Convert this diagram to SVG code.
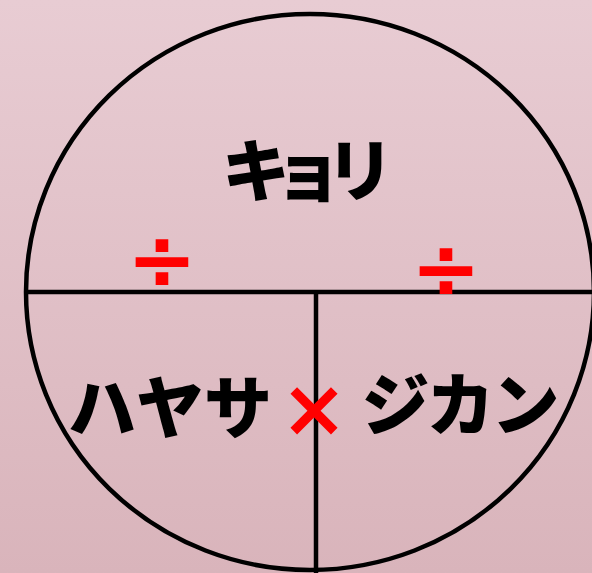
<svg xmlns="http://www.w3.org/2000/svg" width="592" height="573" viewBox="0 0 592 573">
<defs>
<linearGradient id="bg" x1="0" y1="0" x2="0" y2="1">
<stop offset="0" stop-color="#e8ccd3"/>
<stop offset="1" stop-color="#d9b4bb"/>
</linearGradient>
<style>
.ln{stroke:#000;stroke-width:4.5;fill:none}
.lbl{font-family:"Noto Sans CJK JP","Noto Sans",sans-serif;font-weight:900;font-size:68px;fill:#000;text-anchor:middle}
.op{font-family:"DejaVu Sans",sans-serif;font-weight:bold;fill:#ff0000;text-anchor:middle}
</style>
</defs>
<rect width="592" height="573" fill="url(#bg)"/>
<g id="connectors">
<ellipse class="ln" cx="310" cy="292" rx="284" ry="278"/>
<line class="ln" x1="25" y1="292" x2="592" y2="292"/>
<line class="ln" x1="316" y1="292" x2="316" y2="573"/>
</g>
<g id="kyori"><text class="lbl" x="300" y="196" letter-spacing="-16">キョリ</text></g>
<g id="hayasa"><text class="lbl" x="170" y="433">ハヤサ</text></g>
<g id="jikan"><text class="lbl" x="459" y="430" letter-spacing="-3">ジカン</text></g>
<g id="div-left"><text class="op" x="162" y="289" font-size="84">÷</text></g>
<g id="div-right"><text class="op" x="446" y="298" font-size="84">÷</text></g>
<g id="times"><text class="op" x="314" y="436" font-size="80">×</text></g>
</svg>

------

▸ WHAT THE EXERCISE ASKS: Omit the pictures and output all of the other material exactly.

▸ CORRECT RESULT:
Convert this diagram to SVG code.
<svg xmlns="http://www.w3.org/2000/svg" width="592" height="573" viewBox="0 0 592 573">
<defs>
<linearGradient id="bg" x1="0" y1="0" x2="0" y2="1">
<stop offset="0" stop-color="#e8ccd3"/>
<stop offset="1" stop-color="#d9b4bb"/>
</linearGradient>
<style>
.ln{stroke:#000;stroke-width:4.5;fill:none}
.lbl{font-family:"Noto Sans CJK JP","Noto Sans",sans-serif;font-weight:900;font-size:68px;fill:#000;text-anchor:middle}
.op{font-family:"DejaVu Sans",sans-serif;font-weight:bold;fill:#ff0000;text-anchor:middle}
</style>
</defs>
<rect width="592" height="573" fill="url(#bg)"/>
<g id="connectors">
<ellipse class="ln" cx="310" cy="292" rx="284" ry="278"/>
<line class="ln" x1="25" y1="292" x2="592" y2="292"/>
<line class="ln" x1="316" y1="292" x2="316" y2="573"/>
</g>
<g id="kyori"><text class="lbl" x="300" y="196" letter-spacing="-16">キョリ</text></g>
<g id="hayasa"><text class="lbl" x="170" y="433">ハヤサ</text></g>
<g id="jikan"><text class="lbl" x="459" y="430" letter-spacing="-3">ジカン</text></g>
<g id="div-left"><text class="op" x="162" y="289" font-size="84">÷</text></g>
<g id="div-right"><text class="op" x="446" y="298" font-size="84">÷</text></g>
<g id="times"><text class="op" x="314" y="436" font-size="80">×</text></g>
</svg>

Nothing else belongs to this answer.